▶ _GIVEN PROBLEM_: The lines to extract run from the first line of the material below to the line containing "levels.append(level)", both included; leave the pictures behind.

▶ _MATERIAL_:

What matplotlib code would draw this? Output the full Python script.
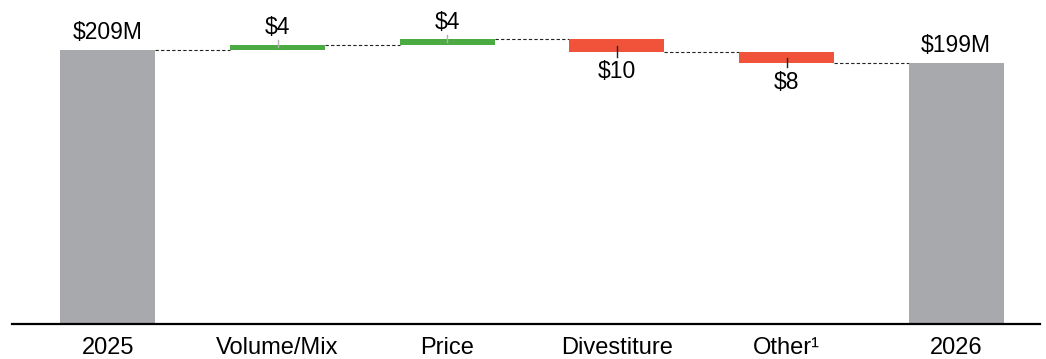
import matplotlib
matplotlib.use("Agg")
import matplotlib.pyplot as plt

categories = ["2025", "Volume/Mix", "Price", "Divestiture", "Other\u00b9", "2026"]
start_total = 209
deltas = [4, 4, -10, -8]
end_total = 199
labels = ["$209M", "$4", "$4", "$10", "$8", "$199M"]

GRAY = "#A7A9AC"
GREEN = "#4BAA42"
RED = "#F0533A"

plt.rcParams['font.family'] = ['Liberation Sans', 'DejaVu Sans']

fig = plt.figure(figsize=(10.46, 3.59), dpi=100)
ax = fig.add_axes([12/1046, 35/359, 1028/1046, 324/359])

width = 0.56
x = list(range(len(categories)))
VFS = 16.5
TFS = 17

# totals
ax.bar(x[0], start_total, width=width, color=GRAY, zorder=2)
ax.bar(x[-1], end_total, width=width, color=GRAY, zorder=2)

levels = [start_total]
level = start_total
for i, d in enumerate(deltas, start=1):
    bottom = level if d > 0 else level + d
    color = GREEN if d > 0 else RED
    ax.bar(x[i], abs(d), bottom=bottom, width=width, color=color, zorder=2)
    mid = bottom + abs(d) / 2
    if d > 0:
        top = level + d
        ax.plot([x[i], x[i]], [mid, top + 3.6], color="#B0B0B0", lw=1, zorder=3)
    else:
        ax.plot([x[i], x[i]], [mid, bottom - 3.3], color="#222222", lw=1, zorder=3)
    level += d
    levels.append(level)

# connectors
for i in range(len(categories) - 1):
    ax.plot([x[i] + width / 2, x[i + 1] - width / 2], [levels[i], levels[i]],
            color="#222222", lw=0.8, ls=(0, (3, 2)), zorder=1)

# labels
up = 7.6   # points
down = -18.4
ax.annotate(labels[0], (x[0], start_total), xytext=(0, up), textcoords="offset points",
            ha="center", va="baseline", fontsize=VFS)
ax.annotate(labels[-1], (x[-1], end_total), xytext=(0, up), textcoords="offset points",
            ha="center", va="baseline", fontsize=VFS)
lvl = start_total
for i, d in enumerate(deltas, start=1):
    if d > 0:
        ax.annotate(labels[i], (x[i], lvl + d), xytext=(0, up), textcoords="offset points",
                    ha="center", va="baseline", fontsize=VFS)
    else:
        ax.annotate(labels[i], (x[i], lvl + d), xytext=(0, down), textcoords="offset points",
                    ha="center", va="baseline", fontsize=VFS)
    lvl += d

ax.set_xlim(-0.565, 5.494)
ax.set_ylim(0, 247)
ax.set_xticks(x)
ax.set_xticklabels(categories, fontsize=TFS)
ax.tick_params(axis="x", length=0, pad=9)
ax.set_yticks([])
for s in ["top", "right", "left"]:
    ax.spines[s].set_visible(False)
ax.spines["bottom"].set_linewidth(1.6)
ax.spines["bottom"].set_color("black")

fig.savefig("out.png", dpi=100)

▶ _ANSWER TO THIS TASK_:
What matplotlib code would draw this? Output the full Python script.
import matplotlib
matplotlib.use("Agg")
import matplotlib.pyplot as plt

categories = ["2025", "Volume/Mix", "Price", "Divestiture", "Other\u00b9", "2026"]
start_total = 209
deltas = [4, 4, -10, -8]
end_total = 199
labels = ["$209M", "$4", "$4", "$10", "$8", "$199M"]

GRAY = "#A7A9AC"
GREEN = "#4BAA42"
RED = "#F0533A"

plt.rcParams['font.family'] = ['Liberation Sans', 'DejaVu Sans']

fig = plt.figure(figsize=(10.46, 3.59), dpi=100)
ax = fig.add_axes([12/1046, 35/359, 1028/1046, 324/359])

width = 0.56
x = list(range(len(categories)))
VFS = 16.5
TFS = 17

# totals
ax.bar(x[0], start_total, width=width, color=GRAY, zorder=2)
ax.bar(x[-1], end_total, width=width, color=GRAY, zorder=2)

levels = [start_total]
level = start_total
for i, d in enumerate(deltas, start=1):
    bottom = level if d > 0 else level + d
    color = GREEN if d > 0 else RED
    ax.bar(x[i], abs(d), bottom=bottom, width=width, color=color, zorder=2)
    mid = bottom + abs(d) / 2
    if d > 0:
        top = level + d
        ax.plot([x[i], x[i]], [mid, top + 3.6], color="#B0B0B0", lw=1, zorder=3)
    else:
        ax.plot([x[i], x[i]], [mid, bottom - 3.3], color="#222222", lw=1, zorder=3)
    level += d
    levels.append(level)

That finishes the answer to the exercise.